Given exercise
Restate the whole listing word for word. Pictures are left out.

Collected data
· · ·

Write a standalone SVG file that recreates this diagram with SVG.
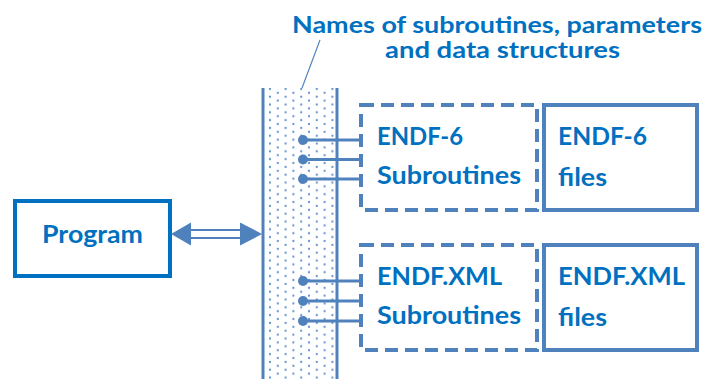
<svg xmlns="http://www.w3.org/2000/svg" width="717" height="379" viewBox="0 0 717 379">
  <style>
    .lbl { font-family: "Lato", "Liberation Sans", sans-serif; font-weight: 700; font-size: 25px; fill: #0070c0; }
    .ttl { font-size: 23px; }
    .dash { fill: #ffffff; stroke: #4f81bd; stroke-width: 4; stroke-dasharray: 13 7; }
    .solid { fill: #ffffff; stroke: #4f81bd; stroke-width: 4; }
    .wire { stroke: #4f81bd; stroke-width: 3; fill: none; }
    .dot { fill: #4f81bd; }
  </style>
  <defs>
    <!-- fine dotted fill of the interface column -->
    <pattern id="dots" patternUnits="userSpaceOnUse" x="266.1" y="87" width="15.6" height="7.8">
      <circle cx="3.9" cy="1.95" r="1.1" fill="#5d8fd0"/>
      <circle cx="11.7" cy="5.85" r="1.1" fill="#5d8fd0"/>
    </pattern>
  </defs>

  <rect width="717" height="379" fill="#ffffff"/>

  <!-- title and its leader line -->
  <g id="title">
    <text class="lbl ttl" x="292" y="33" textLength="410" lengthAdjust="spacingAndGlyphs">Names of subroutines, parameters</text>
    <text class="lbl ttl" x="385" y="58" textLength="235" lengthAdjust="spacingAndGlyphs">and data structures</text>
    <line x1="320" y1="40" x2="302" y2="88" stroke="#4f81bd" stroke-width="1.2"/>
  </g>

  <!-- interface column -->
  <g id="interface">
    <rect x="264" y="88" width="72" height="300" fill="url(#dots)"/>
    <line x1="263" y1="88" x2="263" y2="379" stroke="#4f81bd" stroke-width="3"/>
    <line x1="337" y1="88" x2="337" y2="379" stroke="#4f81bd" stroke-width="3"/>
  </g>

  <!-- calling program -->
  <g id="program">
    <rect x="15" y="201" width="155" height="75" fill="#ffffff" stroke="#0070c0" stroke-width="4"/>
    <text class="lbl" x="42" y="243" textLength="101" lengthAdjust="spacingAndGlyphs">Program</text>
  </g>

  <!-- ENDF-6 subroutines and files -->
  <g id="endf6-sub">
    <rect class="dash" x="361" y="105" width="176" height="105"/>
    <text class="lbl" x="377" y="145" textLength="86" lengthAdjust="spacingAndGlyphs">ENDF-6</text>
    <text class="lbl" x="377" y="184" textLength="144" lengthAdjust="spacingAndGlyphs">Subroutines</text>
  </g>
  <g id="endf6-files">
    <rect class="solid" x="544" y="105" width="153" height="105"/>
    <text class="lbl" x="558" y="145" textLength="89" lengthAdjust="spacingAndGlyphs">ENDF-6</text>
    <text class="lbl" x="558" y="186" textLength="49" lengthAdjust="spacingAndGlyphs">files</text>
  </g>

  <!-- ENDF.XML subroutines and files -->
  <g id="endfxml-sub">
    <rect class="dash" x="361" y="245" width="176" height="105"/>
    <text class="lbl" x="377" y="285" textLength="125" lengthAdjust="spacingAndGlyphs">ENDF.XML</text>
    <text class="lbl" x="377" y="324" textLength="144" lengthAdjust="spacingAndGlyphs">Subroutines</text>
  </g>
  <g id="endfxml-files">
    <rect class="solid" x="544" y="245" width="153" height="105"/>
    <text class="lbl" x="558" y="285" textLength="127" lengthAdjust="spacingAndGlyphs">ENDF.XML</text>
    <text class="lbl" x="558" y="326" textLength="49" lengthAdjust="spacingAndGlyphs">files</text>
  </g>

  <!-- connectors -->
  <g id="connectors">
    <!-- two-way arrow between program and interface -->
    <g fill="#4f81bd" stroke="none">
      <polygon points="171,234 191,222.5 191,245.5"/>
      <polygon points="262,234 240,222.5 240,245.5"/>
    </g>
    <line x1="190" y1="230" x2="241" y2="230" stroke="#4f81bd" stroke-width="2"/>
    <line x1="190" y1="238" x2="241" y2="238" stroke="#4f81bd" stroke-width="2"/>

    <!-- entry points into the ENDF-6 subroutines -->
    <path class="wire" d="M303,140 H361 M361,136.5 V143.5 M303,159.5 H361 M361,156 V163 M303,179 H361 M361,175.5 V182.5"/>
    <circle class="dot" cx="303" cy="140" r="5"/>
    <circle class="dot" cx="303" cy="159.5" r="5"/>
    <circle class="dot" cx="303" cy="179" r="5"/>

    <!-- entry points into the ENDF.XML subroutines -->
    <path class="wire" d="M303,281 H361 M361,277.5 V284.5 M303,301 H361 M361,297.5 V304.5 M303,321 H361 M361,317.5 V324.5"/>
    <circle class="dot" cx="303" cy="281" r="5"/>
    <circle class="dot" cx="303" cy="301" r="5"/>
    <circle class="dot" cx="303" cy="321" r="5"/>
  </g>
</svg>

· · ·

Solution to this task
Write a standalone SVG file that recreates this diagram with SVG.
<svg xmlns="http://www.w3.org/2000/svg" width="717" height="379" viewBox="0 0 717 379">
  <style>
    .lbl { font-family: "Lato", "Liberation Sans", sans-serif; font-weight: 700; font-size: 25px; fill: #0070c0; }
    .ttl { font-size: 23px; }
    .dash { fill: #ffffff; stroke: #4f81bd; stroke-width: 4; stroke-dasharray: 13 7; }
    .solid { fill: #ffffff; stroke: #4f81bd; stroke-width: 4; }
    .wire { stroke: #4f81bd; stroke-width: 3; fill: none; }
    .dot { fill: #4f81bd; }
  </style>
  <defs>
    <!-- fine dotted fill of the interface column -->
    <pattern id="dots" patternUnits="userSpaceOnUse" x="266.1" y="87" width="15.6" height="7.8">
      <circle cx="3.9" cy="1.95" r="1.1" fill="#5d8fd0"/>
      <circle cx="11.7" cy="5.85" r="1.1" fill="#5d8fd0"/>
    </pattern>
  </defs>

  <rect width="717" height="379" fill="#ffffff"/>

  <!-- title and its leader line -->
  <g id="title">
    <text class="lbl ttl" x="292" y="33" textLength="410" lengthAdjust="spacingAndGlyphs">Names of subroutines, parameters</text>
    <text class="lbl ttl" x="385" y="58" textLength="235" lengthAdjust="spacingAndGlyphs">and data structures</text>
    <line x1="320" y1="40" x2="302" y2="88" stroke="#4f81bd" stroke-width="1.2"/>
  </g>

  <!-- interface column -->
  <g id="interface">
    <rect x="264" y="88" width="72" height="300" fill="url(#dots)"/>
    <line x1="263" y1="88" x2="263" y2="379" stroke="#4f81bd" stroke-width="3"/>
    <line x1="337" y1="88" x2="337" y2="379" stroke="#4f81bd" stroke-width="3"/>
  </g>

  <!-- calling program -->
  <g id="program">
    <rect x="15" y="201" width="155" height="75" fill="#ffffff" stroke="#0070c0" stroke-width="4"/>
    <text class="lbl" x="42" y="243" textLength="101" lengthAdjust="spacingAndGlyphs">Program</text>
  </g>

  <!-- ENDF-6 subroutines and files -->
  <g id="endf6-sub">
    <rect class="dash" x="361" y="105" width="176" height="105"/>
    <text class="lbl" x="377" y="145" textLength="86" lengthAdjust="spacingAndGlyphs">ENDF-6</text>
    <text class="lbl" x="377" y="184" textLength="144" lengthAdjust="spacingAndGlyphs">Subroutines</text>
  </g>
  <g id="endf6-files">
    <rect class="solid" x="544" y="105" width="153" height="105"/>
    <text class="lbl" x="558" y="145" textLength="89" lengthAdjust="spacingAndGlyphs">ENDF-6</text>
    <text class="lbl" x="558" y="186" textLength="49" lengthAdjust="spacingAndGlyphs">files</text>
  </g>

  <!-- ENDF.XML subroutines and files -->
  <g id="endfxml-sub">
    <rect class="dash" x="361" y="245" width="176" height="105"/>
    <text class="lbl" x="377" y="285" textLength="125" lengthAdjust="spacingAndGlyphs">ENDF.XML</text>
    <text class="lbl" x="377" y="324" textLength="144" lengthAdjust="spacingAndGlyphs">Subroutines</text>
  </g>
  <g id="endfxml-files">
    <rect class="solid" x="544" y="245" width="153" height="105"/>
    <text class="lbl" x="558" y="285" textLength="127" lengthAdjust="spacingAndGlyphs">ENDF.XML</text>
    <text class="lbl" x="558" y="326" textLength="49" lengthAdjust="spacingAndGlyphs">files</text>
  </g>

  <!-- connectors -->
  <g id="connectors">
    <!-- two-way arrow between program and interface -->
    <g fill="#4f81bd" stroke="none">
      <polygon points="171,234 191,222.5 191,245.5"/>
      <polygon points="262,234 240,222.5 240,245.5"/>
    </g>
    <line x1="190" y1="230" x2="241" y2="230" stroke="#4f81bd" stroke-width="2"/>
    <line x1="190" y1="238" x2="241" y2="238" stroke="#4f81bd" stroke-width="2"/>

    <!-- entry points into the ENDF-6 subroutines -->
    <path class="wire" d="M303,140 H361 M361,136.5 V143.5 M303,159.5 H361 M361,156 V163 M303,179 H361 M361,175.5 V182.5"/>
    <circle class="dot" cx="303" cy="140" r="5"/>
    <circle class="dot" cx="303" cy="159.5" r="5"/>
    <circle class="dot" cx="303" cy="179" r="5"/>

    <!-- entry points into the ENDF.XML subroutines -->
    <path class="wire" d="M303,281 H361 M361,277.5 V284.5 M303,301 H361 M361,297.5 V304.5 M303,321 H361 M361,317.5 V324.5"/>
    <circle class="dot" cx="303" cy="281" r="5"/>
    <circle class="dot" cx="303" cy="301" r="5"/>
    <circle class="dot" cx="303" cy="321" r="5"/>
  </g>
</svg>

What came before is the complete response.